◆ **DATA EXTRACT**:
══════════════════════════════
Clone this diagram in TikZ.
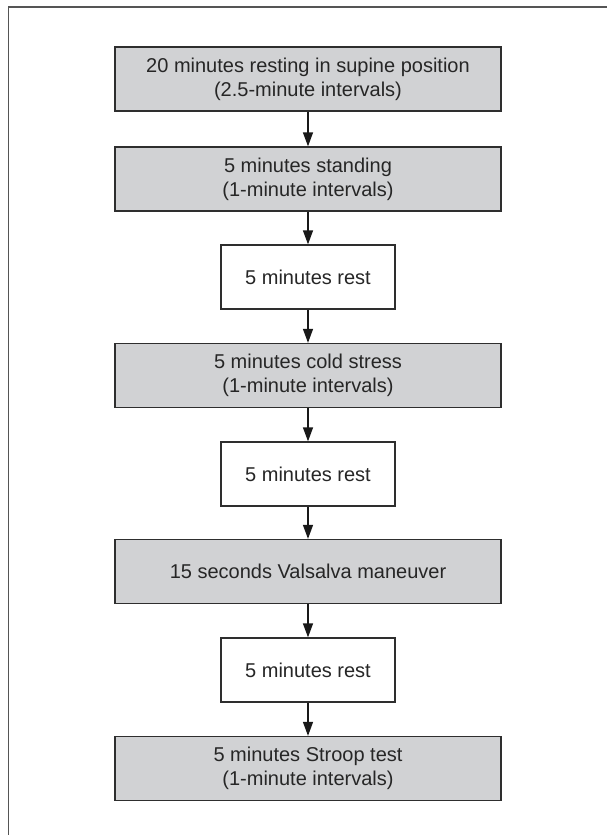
\documentclass[tikz,border=0pt]{standalone}
\usepackage{fontspec}
\setmainfont{Liberation Sans}
\usetikzlibrary{arrows.meta}
\definecolor{boxgray}{HTML}{D1D2D4}
\definecolor{edgegray}{HTML}{2E2E2E}
\definecolor{framegray}{HTML}{555555}
\tikzset{
  graybox/.style={draw=edgegray, line width=1.3pt, fill=boxgray, minimum width=386pt, minimum height=64pt, inner sep=0pt, align=center, font=\fontsize{20pt}{24pt}\selectfont, text=black!85},
  whitebox/.style={graybox, fill=white, minimum width=174pt},
  flowarrow/.style={draw=black!90, line width=1.4pt, -{Triangle[width=10pt,length=14pt]}}
}
\begin{document}
\begin{tikzpicture}[x=1pt,y=-1pt]
\useasboundingbox (0,0) rectangle (607,835);
\coordinate (ftop) at (8.5,7);
\coordinate (fright) at (607,7);
\coordinate (fbottom) at (8.5,835);
\draw[framegray, line width=1.6pt] (fbottom) -- (ftop) -- (fright);
\node[graybox] (b1) at (308,79) {20 minutes resting in supine position\\(2.5-minute intervals)};
\node[graybox] (b2) at (308,179) {5 minutes standing\\(1-minute intervals)};
\node[whitebox] (b3) at (308,277) {5 minutes rest};
\node[graybox] (b4) at (308,375.5) {5 minutes cold stress\\(1-minute intervals)};
\node[whitebox] (b5) at (308,474) {5 minutes rest};
\node[graybox] (b6) at (308,571.5) {15 seconds Valsalva maneuver};
\node[whitebox] (b7) at (308,670) {5 minutes rest};
\node[graybox] (b8) at (308,768.5) {5 minutes Stroop test\\(1-minute intervals)};
\foreach \a/\b in {b1/b2,b2/b3,b3/b4,b4/b5,b5/b6,b6/b7,b7/b8}
  \draw[flowarrow] (\a.south) -- (\b.north);
\end{tikzpicture}
\end{document}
══════════════════════════════
◆ **PROMPT**: Repeat the listing in full and exactly. Do not include any images.

◆ **COMPLETE ANSWER**:
Clone this diagram in TikZ.
\documentclass[tikz,border=0pt]{standalone}
\usepackage{fontspec}
\setmainfont{Liberation Sans}
\usetikzlibrary{arrows.meta}
\definecolor{boxgray}{HTML}{D1D2D4}
\definecolor{edgegray}{HTML}{2E2E2E}
\definecolor{framegray}{HTML}{555555}
\tikzset{
  graybox/.style={draw=edgegray, line width=1.3pt, fill=boxgray, minimum width=386pt, minimum height=64pt, inner sep=0pt, align=center, font=\fontsize{20pt}{24pt}\selectfont, text=black!85},
  whitebox/.style={graybox, fill=white, minimum width=174pt},
  flowarrow/.style={draw=black!90, line width=1.4pt, -{Triangle[width=10pt,length=14pt]}}
}
\begin{document}
\begin{tikzpicture}[x=1pt,y=-1pt]
\useasboundingbox (0,0) rectangle (607,835);
\coordinate (ftop) at (8.5,7);
\coordinate (fright) at (607,7);
\coordinate (fbottom) at (8.5,835);
\draw[framegray, line width=1.6pt] (fbottom) -- (ftop) -- (fright);
\node[graybox] (b1) at (308,79) {20 minutes resting in supine position\\(2.5-minute intervals)};
\node[graybox] (b2) at (308,179) {5 minutes standing\\(1-minute intervals)};
\node[whitebox] (b3) at (308,277) {5 minutes rest};
\node[graybox] (b4) at (308,375.5) {5 minutes cold stress\\(1-minute intervals)};
\node[whitebox] (b5) at (308,474) {5 minutes rest};
\node[graybox] (b6) at (308,571.5) {15 seconds Valsalva maneuver};
\node[whitebox] (b7) at (308,670) {5 minutes rest};
\node[graybox] (b8) at (308,768.5) {5 minutes Stroop test\\(1-minute intervals)};
\foreach \a/\b in {b1/b2,b2/b3,b3/b4,b4/b5,b5/b6,b6/b7,b7/b8}
  \draw[flowarrow] (\a.south) -- (\b.north);
\end{tikzpicture}
\end{document}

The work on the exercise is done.